__Your task__
Give again, word for word, the lines below that run from the line with "Give me the" through the line with "Chart.register(...registerables);". Drop the pictures.

__Provided information__
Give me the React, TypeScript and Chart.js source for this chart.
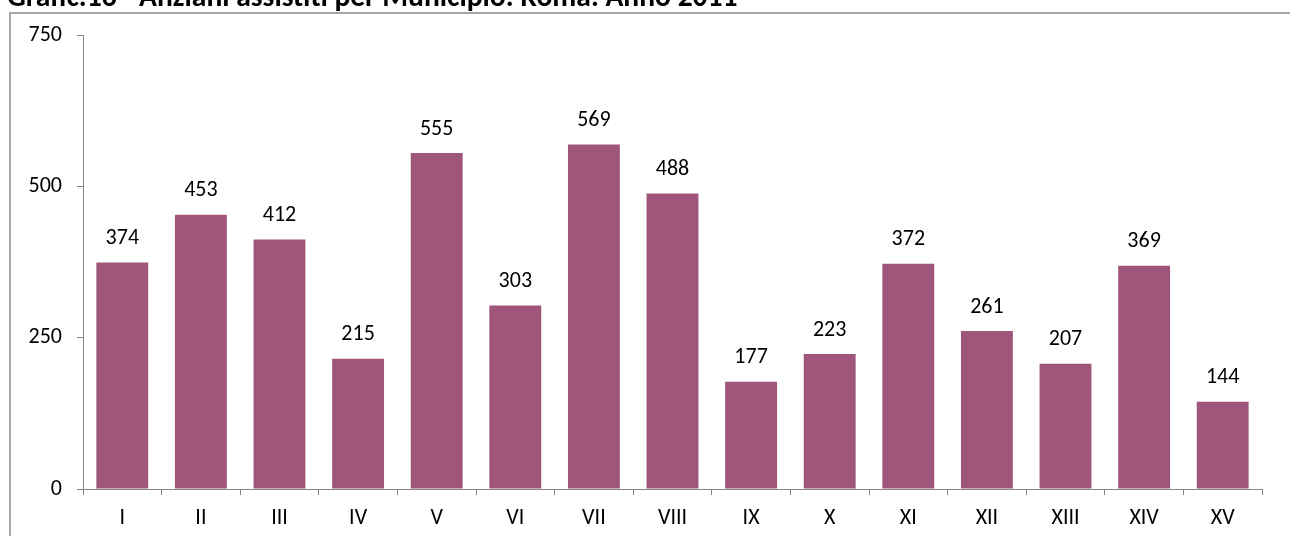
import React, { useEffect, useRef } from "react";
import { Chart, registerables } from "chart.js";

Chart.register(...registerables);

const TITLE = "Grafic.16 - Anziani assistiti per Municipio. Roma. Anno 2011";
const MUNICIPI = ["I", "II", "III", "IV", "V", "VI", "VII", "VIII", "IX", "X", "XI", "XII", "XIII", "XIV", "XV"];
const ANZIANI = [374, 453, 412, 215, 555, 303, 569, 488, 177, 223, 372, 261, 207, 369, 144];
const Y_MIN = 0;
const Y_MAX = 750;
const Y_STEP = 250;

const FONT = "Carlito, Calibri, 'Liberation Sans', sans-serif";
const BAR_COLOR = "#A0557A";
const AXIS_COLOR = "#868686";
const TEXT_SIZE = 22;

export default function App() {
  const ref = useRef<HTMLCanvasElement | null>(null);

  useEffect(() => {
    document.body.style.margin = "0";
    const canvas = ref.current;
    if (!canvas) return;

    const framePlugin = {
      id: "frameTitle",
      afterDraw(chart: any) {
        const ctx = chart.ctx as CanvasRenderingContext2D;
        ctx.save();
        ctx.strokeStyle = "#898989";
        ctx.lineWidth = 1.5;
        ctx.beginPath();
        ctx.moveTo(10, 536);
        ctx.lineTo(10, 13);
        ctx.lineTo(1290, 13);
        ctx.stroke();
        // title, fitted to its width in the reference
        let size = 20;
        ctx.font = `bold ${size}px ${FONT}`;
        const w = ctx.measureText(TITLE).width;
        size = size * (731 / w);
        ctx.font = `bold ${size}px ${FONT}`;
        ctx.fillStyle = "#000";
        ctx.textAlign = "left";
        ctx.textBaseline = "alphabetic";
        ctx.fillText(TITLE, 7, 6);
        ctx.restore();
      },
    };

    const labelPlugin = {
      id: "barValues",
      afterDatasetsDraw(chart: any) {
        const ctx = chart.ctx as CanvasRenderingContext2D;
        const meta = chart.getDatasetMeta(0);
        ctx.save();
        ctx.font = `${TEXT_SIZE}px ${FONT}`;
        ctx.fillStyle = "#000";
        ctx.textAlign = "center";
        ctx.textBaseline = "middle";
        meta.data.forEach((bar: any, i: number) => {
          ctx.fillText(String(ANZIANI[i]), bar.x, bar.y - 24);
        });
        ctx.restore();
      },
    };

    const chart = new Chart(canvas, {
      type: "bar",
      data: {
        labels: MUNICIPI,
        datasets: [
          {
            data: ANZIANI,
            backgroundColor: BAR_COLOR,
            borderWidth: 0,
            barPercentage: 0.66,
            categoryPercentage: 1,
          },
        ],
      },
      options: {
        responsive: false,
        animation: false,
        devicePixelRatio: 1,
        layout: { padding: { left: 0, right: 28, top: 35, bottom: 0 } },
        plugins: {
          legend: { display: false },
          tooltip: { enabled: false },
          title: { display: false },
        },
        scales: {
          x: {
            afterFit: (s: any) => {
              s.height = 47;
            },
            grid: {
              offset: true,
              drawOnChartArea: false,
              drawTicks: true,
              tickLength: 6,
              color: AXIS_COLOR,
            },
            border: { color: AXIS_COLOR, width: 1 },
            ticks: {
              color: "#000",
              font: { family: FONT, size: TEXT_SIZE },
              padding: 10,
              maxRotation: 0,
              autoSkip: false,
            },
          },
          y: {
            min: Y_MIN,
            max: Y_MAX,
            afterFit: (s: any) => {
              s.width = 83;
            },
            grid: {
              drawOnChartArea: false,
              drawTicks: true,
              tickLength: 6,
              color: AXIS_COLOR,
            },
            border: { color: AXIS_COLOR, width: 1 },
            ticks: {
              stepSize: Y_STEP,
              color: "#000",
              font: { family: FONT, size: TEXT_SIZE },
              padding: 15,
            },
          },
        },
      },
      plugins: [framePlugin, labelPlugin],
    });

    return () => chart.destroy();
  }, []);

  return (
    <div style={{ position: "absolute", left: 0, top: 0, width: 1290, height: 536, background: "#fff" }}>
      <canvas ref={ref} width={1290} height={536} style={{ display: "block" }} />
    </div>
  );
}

...

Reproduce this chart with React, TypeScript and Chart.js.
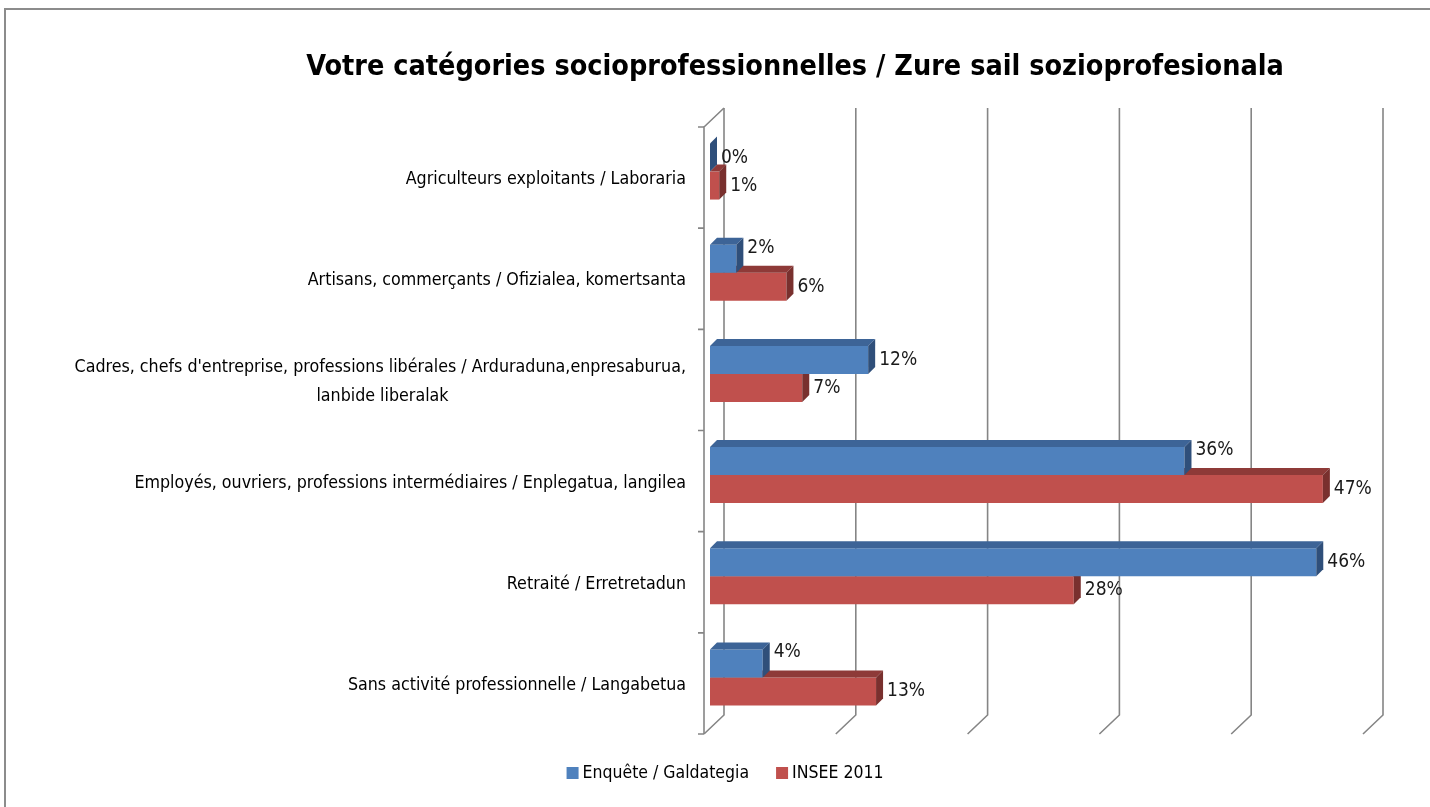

__Worked solution__
Give me the React, TypeScript and Chart.js source for this chart.
import React, { useEffect, useRef } from "react";
import { Chart, registerables } from "chart.js";

Chart.register(...registerables);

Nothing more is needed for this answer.